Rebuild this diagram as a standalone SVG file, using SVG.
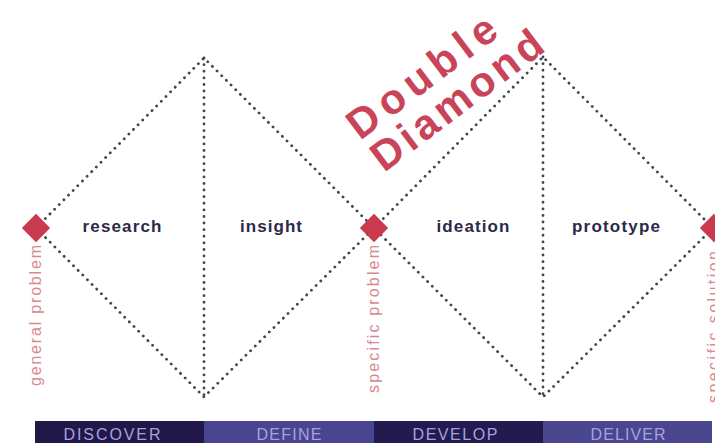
<svg xmlns="http://www.w3.org/2000/svg" width="715" height="443" viewBox="0 0 715 443">
<style>
.dot{fill:none;stroke:#45454f;stroke-width:2.8;stroke-dasharray:0.1 6.5;stroke-linecap:round}
.lbl{font-family:"Liberation Sans",Arial,sans-serif;font-weight:bold;font-size:17px;fill:#2c2a48;text-anchor:middle}
.vt{font-family:"Liberation Sans",Arial,sans-serif;font-size:16px;fill:#d98893}
.bar{font-family:"Liberation Sans",Arial,sans-serif;font-size:16px;fill:#a6a2dc;text-anchor:middle}
.node{fill:#c93a4e}
.title{font-family:"Liberation Sans",Arial,sans-serif;font-weight:bold;font-size:42px;fill:#c94458}
</style>
<rect width="715" height="443" fill="#ffffff"/>
<g id="connectors">
<path class="dot" d="M36 228 L204 58 L374 228 L204 397 Z"/>
<path class="dot" d="M204 58 L204 397"/>
<path class="dot" d="M374 228 L543 57 L713 228 L543 397 Z"/>
<path class="dot" d="M543 57 L543 397"/>
</g>
<g id="title">
<g transform="translate(360,141) rotate(-37)">
<text class="title" x="0" y="0" textLength="176" lengthAdjust="spacing">Double</text>
<text class="title" x="0" y="40" textLength="204" lengthAdjust="spacing">Diamond</text>
</g>
</g>
<g id="node-general">
<rect class="node" x="-10" y="-10" width="20" height="20" transform="translate(36,228) rotate(45)"/>
<text class="vt" transform="translate(41,386) rotate(-90)" textLength="141" lengthAdjust="spacing">general problem</text>
</g>
<g id="node-specific-problem">
<rect class="node" x="-10" y="-10" width="20" height="20" transform="translate(374,228) rotate(45)"/>
<text class="vt" transform="translate(379,393) rotate(-90)" textLength="148" lengthAdjust="spacing">specific problem</text>
</g>
<g id="node-specific-solution">
<rect class="node" x="-10" y="-10" width="20" height="20" transform="translate(714,228) rotate(45)"/>
<text class="vt" transform="translate(719,403) rotate(-90)" textLength="152" lengthAdjust="spacing">specific solution</text>
</g>
<g id="label-research"><text class="lbl" x="122" y="232" textLength="79" lengthAdjust="spacing">research</text></g>
<g id="label-insight"><text class="lbl" x="271" y="232" textLength="62" lengthAdjust="spacing">insight</text></g>
<g id="label-ideation"><text class="lbl" x="473" y="232" textLength="73" lengthAdjust="spacing">ideation</text></g>
<g id="label-prototype"><text class="lbl" x="616" y="232" textLength="88" lengthAdjust="spacing">prototype</text></g>
<g id="phase-discover">
<rect x="35" y="421" width="169" height="22" fill="#211849"/>
<text class="bar" x="112" y="440" textLength="97" lengthAdjust="spacing">DISCOVER</text>
</g>
<g id="phase-define">
<rect x="204" y="421" width="170" height="22" fill="#4a4590"/>
<text class="bar" x="289" y="440" textLength="65" lengthAdjust="spacing">DEFINE</text>
</g>
<g id="phase-develop">
<rect x="374" y="421" width="169" height="22" fill="#231a4f"/>
<text class="bar" x="455" y="440" textLength="85" lengthAdjust="spacing">DEVELOP</text>
</g>
<g id="phase-deliver">
<rect x="543" y="421" width="169" height="22" fill="#4a4690"/>
<text class="bar" x="628" y="440" textLength="75" lengthAdjust="spacing">DELIVER</text>
</g>
</svg>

--

Repeat the full listing above exactly, with no pictures in the copy.

Rebuild this diagram as a standalone SVG file, using SVG.
<svg xmlns="http://www.w3.org/2000/svg" width="715" height="443" viewBox="0 0 715 443">
<style>
.dot{fill:none;stroke:#45454f;stroke-width:2.8;stroke-dasharray:0.1 6.5;stroke-linecap:round}
.lbl{font-family:"Liberation Sans",Arial,sans-serif;font-weight:bold;font-size:17px;fill:#2c2a48;text-anchor:middle}
.vt{font-family:"Liberation Sans",Arial,sans-serif;font-size:16px;fill:#d98893}
.bar{font-family:"Liberation Sans",Arial,sans-serif;font-size:16px;fill:#a6a2dc;text-anchor:middle}
.node{fill:#c93a4e}
.title{font-family:"Liberation Sans",Arial,sans-serif;font-weight:bold;font-size:42px;fill:#c94458}
</style>
<rect width="715" height="443" fill="#ffffff"/>
<g id="connectors">
<path class="dot" d="M36 228 L204 58 L374 228 L204 397 Z"/>
<path class="dot" d="M204 58 L204 397"/>
<path class="dot" d="M374 228 L543 57 L713 228 L543 397 Z"/>
<path class="dot" d="M543 57 L543 397"/>
</g>
<g id="title">
<g transform="translate(360,141) rotate(-37)">
<text class="title" x="0" y="0" textLength="176" lengthAdjust="spacing">Double</text>
<text class="title" x="0" y="40" textLength="204" lengthAdjust="spacing">Diamond</text>
</g>
</g>
<g id="node-general">
<rect class="node" x="-10" y="-10" width="20" height="20" transform="translate(36,228) rotate(45)"/>
<text class="vt" transform="translate(41,386) rotate(-90)" textLength="141" lengthAdjust="spacing">general problem</text>
</g>
<g id="node-specific-problem">
<rect class="node" x="-10" y="-10" width="20" height="20" transform="translate(374,228) rotate(45)"/>
<text class="vt" transform="translate(379,393) rotate(-90)" textLength="148" lengthAdjust="spacing">specific problem</text>
</g>
<g id="node-specific-solution">
<rect class="node" x="-10" y="-10" width="20" height="20" transform="translate(714,228) rotate(45)"/>
<text class="vt" transform="translate(719,403) rotate(-90)" textLength="152" lengthAdjust="spacing">specific solution</text>
</g>
<g id="label-research"><text class="lbl" x="122" y="232" textLength="79" lengthAdjust="spacing">research</text></g>
<g id="label-insight"><text class="lbl" x="271" y="232" textLength="62" lengthAdjust="spacing">insight</text></g>
<g id="label-ideation"><text class="lbl" x="473" y="232" textLength="73" lengthAdjust="spacing">ideation</text></g>
<g id="label-prototype"><text class="lbl" x="616" y="232" textLength="88" lengthAdjust="spacing">prototype</text></g>
<g id="phase-discover">
<rect x="35" y="421" width="169" height="22" fill="#211849"/>
<text class="bar" x="112" y="440" textLength="97" lengthAdjust="spacing">DISCOVER</text>
</g>
<g id="phase-define">
<rect x="204" y="421" width="170" height="22" fill="#4a4590"/>
<text class="bar" x="289" y="440" textLength="65" lengthAdjust="spacing">DEFINE</text>
</g>
<g id="phase-develop">
<rect x="374" y="421" width="169" height="22" fill="#231a4f"/>
<text class="bar" x="455" y="440" textLength="85" lengthAdjust="spacing">DEVELOP</text>
</g>
<g id="phase-deliver">
<rect x="543" y="421" width="169" height="22" fill="#4a4690"/>
<text class="bar" x="628" y="440" textLength="75" lengthAdjust="spacing">DELIVER</text>
</g>
</svg>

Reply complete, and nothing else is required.